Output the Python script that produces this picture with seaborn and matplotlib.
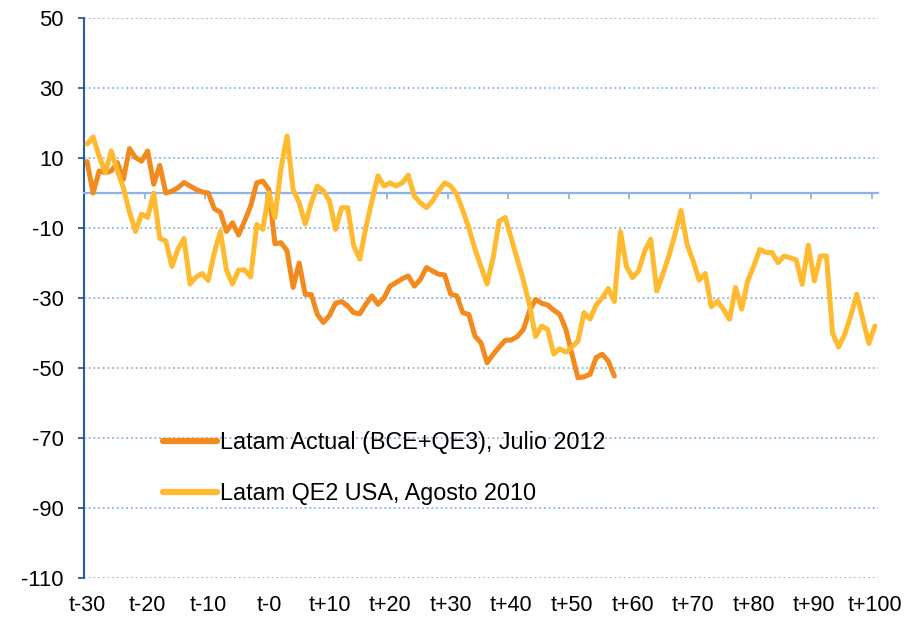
import matplotlib
matplotlib.use("Agg")
import matplotlib.pyplot as plt
import numpy as np
import pandas as pd
import seaborn as sns

# ---------------- data ----------------
label_actual = "Latam Actual (BCE+QE3), Julio 2012"
label_qe2 = "Latam QE2 USA, Agosto 2010"

t_actual = list(range(-30, 58))
actual = [
    9, 0, 6.3, 5.8, 6.3, 8.7, 3.9, 12.7, 10.1, 9.1,
    12, 2.5, 7.9, 0, 0.5, 1.5, 3, 2, 1, 0.3,
    0, -4.5, -5.5, -11, -8.5, -12, -8, -3.7, 2.9, 3.4,
    1, -14.5, -14.2, -16.5, -27, -20, -29, -29, -34.7, -37,
    -35, -31.5, -31, -32.3, -34.2, -34.5, -31.8, -29.4, -31.8, -30,
    -26.6, -25.6, -24.5, -23.7, -26.6, -24.7, -21.3, -22.3, -23.2, -23.4,
    -28.9, -29.4, -34.2, -34.7, -40.9, -42.8, -48.5, -46.1, -44, -42.1,
    -42, -41, -39, -33.7, -30.4, -31.5, -32, -33.5, -34.7, -39,
    -46, -52.8, -52.5, -51.8, -47, -46.1, -48, -52.3,
]

t_qe2 = list(range(-30, 101))
qe2 = [
    14, 16, 10.5, 5.8, 12, 6.3, 1.5, -5.5, -11, -6,
    -7, 0, -13, -13.7, -21, -16, -13, -26, -24, -23,
    -25, -17, -11, -22, -26, -22, -22, -24, -9, -10.4,
    0, -7, 7, 16.3, 1, -2.8, -8.9, -2.8, 2, 0.6,
    -2.3, -10.4, -4.2, -4.2, -15.1, -18.9, -9.9, -2.3, 4.9, 2,
    2.9, 2, 2.9, 5.1, -0.9, -2.8, -4.2, -2.3, 0.6, 2.9,
    2, -0.4, -5, -10, -16, -21, -26, -18.5, -8, -7,
    -13, -19, -25, -32, -41, -38, -39, -46, -44.5, -45.5,
    -44, -42.3, -34.2, -36, -32, -30, -27.3, -31, -11, -21,
    -24.2, -22.3, -16.6, -13.2, -28, -23.2, -18, -11.8, -5, -14.7,
    -19.4, -24.9, -23, -32.5, -30.9, -33.2, -36.1, -27, -33.2, -25.1,
    -20.9, -16.1, -17, -17, -19.9, -18, -18.5, -19.1, -26.1, -14.9,
    -25.1, -18, -18, -40, -44, -40.4, -35.1, -28.9, -36.1, -43,
    -38,
]

x_tick_pos = list(range(-30, 101, 10))
x_tick_labels = ["t-30", "t-20", "t-10", "t-0", "t+10", "t+20", "t+30",
                 "t+40", "t+50", "t+60", "t+70", "t+80", "t+90", "t+100"]
y_ticks = list(range(-110, 51, 20))

# ---------------- style ----------------
sns.set_style("white")
plt.rcParams["font.family"] = ["Liberation Sans", "DejaVu Sans"]
plt.rcParams["axes.unicode_minus"] = False
plt.rcParams["text.color"] = "black"
plt.rcParams["xtick.labelcolor"] = "black"
plt.rcParams["ytick.labelcolor"] = "black"

c_orange = "#F28A1E"
c_yellow = "#FFBA2F"
c_axis = "#2B5AA5"
c_light = "#8DB4E2"

df = pd.concat([
    pd.DataFrame({"t": t_actual, "v": actual, "serie": label_actual}),
    pd.DataFrame({"t": t_qe2, "v": qe2, "serie": label_qe2}),
], ignore_index=True)

fig = plt.figure(figsize=(9.24, 6.17), dpi=100)
ax = fig.add_axes([84 / 924, 1 - 578 / 617, (878 - 84) / 924, (578 - 18) / 617])

sns.lineplot(data=df, x="t", y="v", hue="serie",
             hue_order=[label_actual, label_qe2],
             palette={label_actual: c_orange, label_qe2: c_yellow},
             estimator=None, sort=False, linewidth=3.6, ax=ax, zorder=3,
             solid_joinstyle="round", solid_capstyle="round")

ax.set_xlim(-30.5, 100.5)
ax.set_ylim(-110, 50)
ax.set_xlabel("")
ax.set_ylabel("")

# spines
for s in ("top", "right"):
    ax.spines[s].set_visible(False)
ax.spines["left"].set_color(c_axis)
ax.spines["left"].set_linewidth(1.5)
ax.spines["bottom"].set_position(("data", 0))
ax.spines["bottom"].set_color(c_light)
ax.spines["bottom"].set_linewidth(1.6)

# x ticks on the zero line (between categories), no labels
ax.set_xticks([p - 0.5 for p in x_tick_pos])
ax.tick_params(axis="x", direction="out", length=4, width=1.3,
               color=c_light, labelbottom=False, bottom=True)

# category labels at the bottom of the plot
sec = ax.secondary_xaxis("bottom")
sec.set_xticks(x_tick_pos, labels=x_tick_labels)
sec.tick_params(length=0, pad=12, labelsize=15.5, labelcolor="black")
sec.spines["bottom"].set_visible(False)
sec.set_xlabel("")

# y axis
ax.set_yticks(y_ticks)
ax.tick_params(axis="y", direction="out", length=4.5, width=1.3,
               color=c_axis, pad=10, labelsize=15.8, left=True,
               labelcolor="black")
ax.grid(axis="y", linestyle=(0, (1, 1.6)), color=c_light, linewidth=1.3)
ax.grid(axis="x", visible=False)
ax.set_axisbelow(True)

# legend
handles, labels = ax.get_legend_handles_labels()
leg = ax.legend(handles, labels, loc="center left", bbox_to_anchor=(0.0995, 0.196),
                frameon=False, fontsize=16.8, handlelength=2.3,
                handletextpad=0.15, labelspacing=1.22, borderpad=0,
                borderaxespad=0)
for txt in leg.get_texts():
    txt.set_color("black")
for lh in leg.get_lines():
    lh.set_linewidth(4.5)
    lh.set_solid_capstyle("round")

fig.savefig("out.png", dpi=100)
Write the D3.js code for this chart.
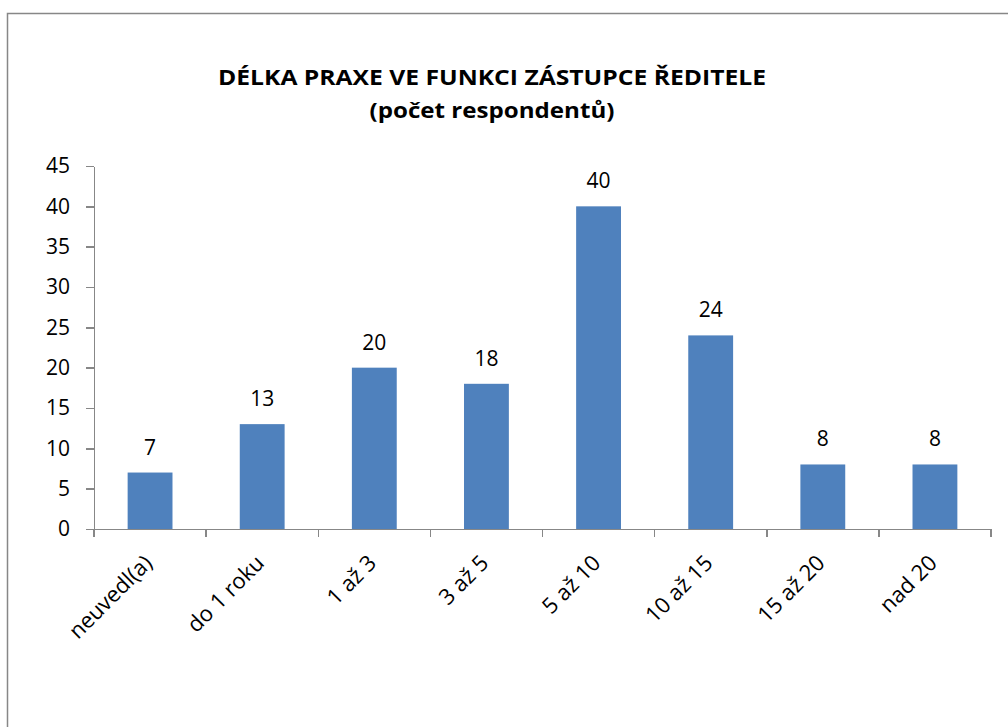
<!DOCTYPE html>
<html>
<head>
<meta charset="utf-8">
<script src="https://cdn.jsdelivr.net/npm/d3@7"></script>
<style>
  body { margin: 0; background: #fff; }
  text { font-family: "Open Sans", sans-serif; fill: #000; }
</style>
</head>
<body>
<div id="chart"></div>
<script>
// data
const categories = ["neuvedl(a)", "do 1 roku", "1 až 3", "3 až 5", "5 až 10", "10 až 15", "15 až 20", "nad 20"];
const values = [7, 13, 20, 18, 40, 24, 8, 8];
const yTicks = [0, 5, 10, 15, 20, 25, 30, 35, 40, 45];
const titleLines = ["DÉLKA PRAXE VE FUNKCI ZÁSTUPCE ŘEDITELE", "(počet respondentů)"];

const W = 1008, H = 727;
const plot = {left: 94, right: 991, top: 166, bottom: 529};
const axisColor = "#878787";

let svg = d3.select("#chart").append("svg")
    .attr("width", W)
    .attr("height", H);

// outer chart border (cut off on the right and bottom)
svg.append("rect")
    .attr("x", 7.5)
    .attr("y", 13.5)
    .attr("width", W + 20)
    .attr("height", H + 20)
    .attr("fill", "none")
    .attr("stroke", axisColor)
    .attr("stroke-width", 1.5);

let x = d3.scaleBand()
    .domain(categories)
    .range([plot.left, plot.right])
    .paddingInner(0.6)
    .paddingOuter(0.3);

let y = d3.scaleLinear()
    .domain([0, 45])
    .range([plot.bottom, plot.top]);

// title (the original is slightly stretched sideways, so fit the widths)
const titleWidths = [548, 245];
svg.selectAll(".title")
    .data(titleLines)
    .enter().append("text")
    .attr("class", "title")
    .attr("x", 492)
    .attr("y", (d, i) => 85 + i * 33)
    .attr("text-anchor", "middle")
    .attr("textLength", (d, i) => titleWidths[i])
    .attr("lengthAdjust", "spacingAndGlyphs")
    .style("font-size", "22px")
    .style("font-weight", "bold")
    .text(d => d);

// bars
svg.selectAll(".bar")
    .data(values)
    .enter().append("rect")
    .attr("class", "bar")
    .attr("x", (d, i) => x(categories[i]))
    .attr("y", d => y(d))
    .attr("width", x.bandwidth())
    .attr("height", d => y(0) - y(d))
    .attr("fill", "#4F81BD");

// value labels
svg.selectAll(".val")
    .data(values)
    .enter().append("text")
    .attr("class", "val")
    .attr("x", (d, i) => x(categories[i]) + x.bandwidth() / 2)
    .attr("y", d => y(d) - 18)
    .attr("text-anchor", "middle")
    .style("font-size", "21px")
    .text(d => d);

// y axis
let yAxis = svg.append("g")
    .attr("transform", "translate(" + plot.left + ",0)")
    .call(d3.axisLeft(y).tickValues(yTicks).tickSize(8).tickPadding(16).tickSizeOuter(0));
yAxis.selectAll("text").style("font-size", "21px").attr("fill", "#000");

// x axis: baseline, category boundary ticks, rotated labels
let xAxis = svg.append("g")
    .attr("transform", "translate(0," + plot.bottom + ")")
    .call(d3.axisBottom(x).tickSize(0).tickSizeOuter(0).tickFormat(""));
xAxis.select(".domain").attr("d", "M" + (plot.left - 8) + ",0.5H" + plot.right);

let bounds = categories.map(c => x(c) + x.bandwidth() / 2 - x.step() / 2);
bounds.push(plot.right);
xAxis.selectAll(".bound")
    .data(bounds)
    .enter().append("line")
    .attr("class", "bound")
    .attr("x1", d => d)
    .attr("x2", d => d)
    .attr("y1", 0)
    .attr("y2", 8);

svg.selectAll(".xlab")
    .data(categories)
    .enter().append("text")
    .attr("class", "xlab")
    .attr("transform", d => "translate(" + (x(d) + x.bandwidth() / 2 - 2) + "," + (plot.bottom + 30) + ") rotate(-45)")
    .attr("text-anchor", "end")
    .attr("dy", "0.35em")
    .style("font-size", "22px")
    .text(d => d);

svg.selectAll(".domain, .tick line, .bound")
    .attr("stroke", axisColor)
    .attr("stroke-width", 1.5)
    .style("shape-rendering", "crispEdges");
</script>
</body>
</html>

▸ DIRECTION:
From the first line of the entries above down to the line holding "QE2 USA, Agosto", quote each line exactly and nothing else, skipping pictures.

▸ COMPLETE ANSWER:
Output the Python script that produces this picture with seaborn and matplotlib.
import matplotlib
matplotlib.use("Agg")
import matplotlib.pyplot as plt
import numpy as np
import pandas as pd
import seaborn as sns

# ---------------- data ----------------
label_actual = "Latam Actual (BCE+QE3), Julio 2012"
label_qe2 = "Latam QE2 USA, Agosto 2010"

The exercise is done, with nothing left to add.